La plage, ça va bien cinq minutes. Au retour des bancs de sables ou de galets, peau grillée par les ultraviolets, un beau carré d’assos locales – Musical Écran, le Fifib, Ciné-Marges-Club et le Cinéma Utopia – rallument les projos pour la première édition d’Écran Total. Quatre jours d’un mini-festival dédié au cinéma, en plein air comme dans les salles obscures, histoire d’exorciser la morosité et de réaffirmer les pouvoirs salvateurs de la culture, des cultures, face aux concessionnaires et autres pharmaciens.
En ouverture, le lundi 27 juillet, place à un pays qui a fait du surréalisme sa deuxième raison d’être, de Magritte à Noël Godin en passant par Michel Mariën : la Belgique. Un arrêt Ostende avec un film culte, s’il vous plait ; un long-métrage fantastique à plus d’un titre, disponible en copie restaurée : Les Lèvres Rouges, d’Harry Kümel. Un long-métrage vampirique et ambigu, proche des gialli d’Argento, merveilleusement servi par François de Roubaix à la BO et l’iconique Delphine Seyrig dans le rôle principal, ensorcelante diffraction de la comtesse sanglante, Élisabeth Bathory.
La suite sera punk, pop et queer.
Pour la punky reggae party, voyez avec White Riot, documentaire de Rubika Shah projeté en avant-première, qui plonge dans le Londres de la fin des 70s, à l’intersection de l’explosion no future et du thatchérisme qui se dessine à l’horizon. Et au milieu de ce carrefour très agité, The Clash, qu’on ne présente plus mais qu’on va suivre à la trace dans leur combat rock mené Doc’s aux pieds et guitares à la main.
The Clash, allègrement samplé par M.I.A sur son tube « Paper Planes », et magie de la transition, on retrouvera la popstar anglo-srilankaise le même soir, dans Matangi/Maya/M.I.A, un doc qui retrace son étonnant parcours, de sa famille tamoule au sommet des charts mondiaux en passant par ses rencontres avec Justine Frischmann (la chanteuse d’Elastica) ou Diplo.

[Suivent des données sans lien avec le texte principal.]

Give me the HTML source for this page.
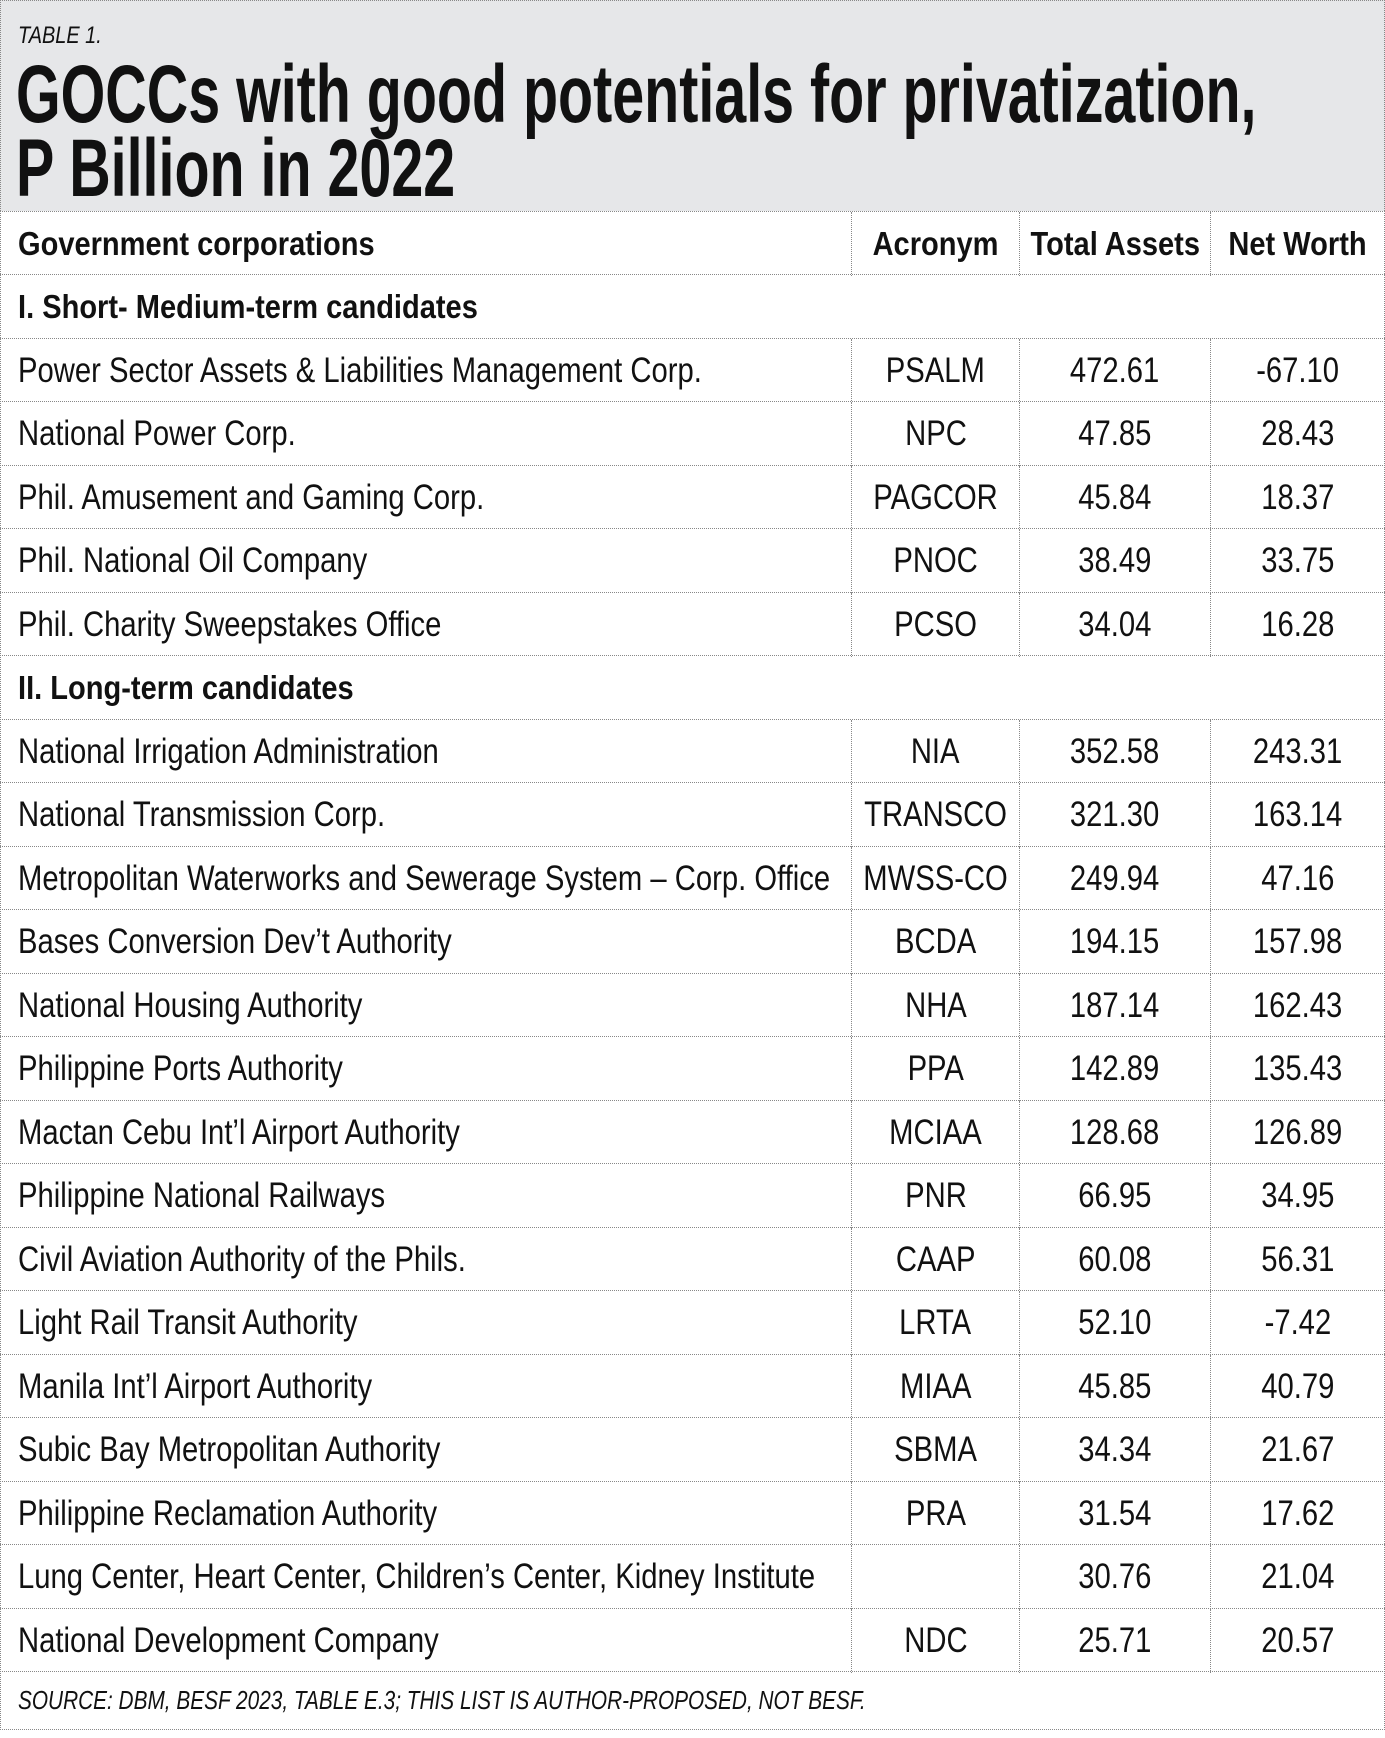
<!DOCTYPE html>
<html><head><meta charset="utf-8">
<style>
body{margin:0;background:#fff;}
#wrap{position:relative;width:1385px;height:1738px;background:#fff;font-family:"Liberation Sans",sans-serif;color:#111;overflow:hidden}
.hd{position:absolute;left:0;top:0;width:1383px;height:210px;background:#e6e7e9;border:1px dotted #888;border-bottom:none}
.s{display:inline-block;white-space:nowrap;transform-origin:left center}
.c{position:absolute;display:flex;align-items:center;white-space:nowrap}
.row{position:absolute;left:0;width:1385px;height:63px;border-top:1px dotted #888}
.cell{position:absolute;top:0;height:64px;display:flex;align-items:center;font-size:35px}
.cell .s{transform:scaleX(.835)}
.l{left:18px}
.m{justify-content:center;border-left:1px dotted #888;box-sizing:border-box}
.a{left:851px;width:168px}
.t{left:1019px;width:191px}
.n{left:1210px;width:175px}
.m .s{transform-origin:center center}
.b{font-weight:bold;font-size:33px}
.b .s{transform:scaleX(.88)}
.vl{position:absolute;top:211px;height:1460px;border-left:1px dotted #888}
</style></head>
<body>
<div id="wrap">
<div class="hd"></div>
<div class="c" style="left:18px;top:22px;height:28px;font-size:24px;font-style:italic"><span class="s" style="transform:scaleX(.83)">TABLE 1.</span></div>
<div class="c" style="left:16px;top:50px;height:90px;font-size:82px;font-weight:bold"><span class="s" style="transform:scaleX(.70)">GOCCs with good potentials for privatization,</span></div>
<div class="c" style="left:16px;top:124px;height:90px;font-size:82px;font-weight:bold"><span class="s" style="transform:scaleX(.70)">P Billion in 2022</span></div>

<div id="rows"></div>
<div class="vl" style="left:0;height:1517px"></div>
<div class="vl" style="left:1384px;height:1517px"></div>
<div class="row" style="top:1671px;height:57px;border-bottom:1px dotted #888">
 <div class="cell l" style="height:57px;font-size:26px;font-style:italic"><span class="s" style="transform:scaleX(.8)">SOURCE: DBM, BESF 2023, TABLE E.3; THIS LIST IS AUTHOR-PROPOSED, NOT BESF.</span></div>
</div>
</div>
<script>
const names=["Power Sector Assets & Liabilities Management Corp.","National Power Corp.","Phil. Amusement and Gaming Corp.","Phil. National Oil Company","Phil. Charity Sweepstakes Office",null,"National Irrigation Administration","National Transmission Corp.","Metropolitan Waterworks and Sewerage System – Corp. Office","Bases Conversion Dev’t Authority","National Housing Authority","Philippine Ports Authority","Mactan Cebu Int’l Airport Authority","Philippine National Railways","Civil Aviation Authority of the Phils.","Light Rail Transit Authority","Manila Int’l Airport Authority","Subic Bay Metropolitan Authority","Philippine Reclamation Authority","Lung Center, Heart Center, Children’s Center, Kidney Institute","National Development Company"];
const acr=["PSALM","NPC","PAGCOR","PNOC","PCSO",null,"NIA","TRANSCO","MWSS-CO","BCDA","NHA","PPA","MCIAA","PNR","CAAP","LRTA","MIAA","SBMA","PRA","","NDC"];
const assets=["472.61","47.85","45.84","38.49","34.04",null,"352.58","321.30","249.94","194.15","187.14","142.89","128.68","66.95","60.08","52.10","45.85","34.34","31.54","30.76","25.71"];
const worth=["-67.10","28.43","18.37","33.75","16.28",null,"243.31","163.14","47.16","157.98","162.43","135.43","126.89","34.95","56.31","-7.42","40.79","21.67","17.62","21.04","20.57"];
const rows=document.getElementById('rows');
const rh=63.5;
function mk(top,name){const r=document.createElement('div');r.className='row';r.style.top=top+'px';


rows.appendChild(r);return r;}
function cell(r,cls,txt,name){const d=document.createElement('div');d.className='cell '+cls;


const s=document.createElement('span');s.className='s';s.textContent=txt;d.appendChild(s);r.appendChild(d);}
let h=mk(211,'header-row');
cell(h,'l b','Government corporations','col-header-name');
cell(h,'a m b','Acronym','col-header-acronym');
cell(h,'t m b','Total Assets','col-header-assets');
cell(h,'n m b','Net Worth','col-header-networth');
let s1=mk(274,'section-row');
cell(s1,'l b','I. Short- Medium-term candidates','section-label');
names.forEach((n,i)=>{
 const top=Math.round(274+rh*(i+1));
 if(n===null){const r=mk(top,'section-row');cell(r,'l b','II. Long-term candidates','section-label');return;}
 const r=mk(top,'data-row');
 cell(r,'l',n,'corp-name');
 cell(r,'a m',acr[i],'acronym');
 cell(r,'t m',assets[i],'total-assets');
 cell(r,'n m',worth[i],'net-worth');
});
</script>
</body></html>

Un long-métrage dont la première projection bordelaise à ciel ouvert avait connu quelques impondérables météo – une alerte orage … Croisons les doigts pour qu’il n’en soit pas de même cette fois.
Enfin, en guise de conclusion, vous pourrez dégainer vos mouvements les plus élaborés, grâce à une soirée spéciale voguing, cette danse et ce mouvement nés dans les ballrooms LGBT afro-américains à la fin des années 70, parodiant la sophistication modeuse – le terme vient du magazine Vogue. À l’affiche : une sélection musicale assurée par les « du.re.s à queer » de Bordelle, une démonstration de voguing animée par Lasseindra Ninja et la projection (en avant-première, là aussi) de Fabulous, un moyen-métrage qui suit, justement, Lasseindra Ninja et ses élèves guyanais.es grâce à la caméra d’Audrey Jean-Baptiste.
Si on ajoute à ce programme déjà bien fourni des DJ-sets de Krappy Raw, de Breizmatazz ou des Saintongeais.es de Coconut Music, ainsi que les longs-métrages indés de Pablo Larrain (Ema), Sophie Deraspe (Antigone) et John Cameron Mitchell (Hedwig and the Angry Inch), vous conviendrez que cet Écran Total tape dans le mille pour réveiller nos ardeurs de cinéphiles et de curieux.ses. Tout sauf un écran de fumée.
Écran Total, du lundi 27 au jeudi 30 juillet @ Cinéma Utopia et Cour Mably (Bordeaux).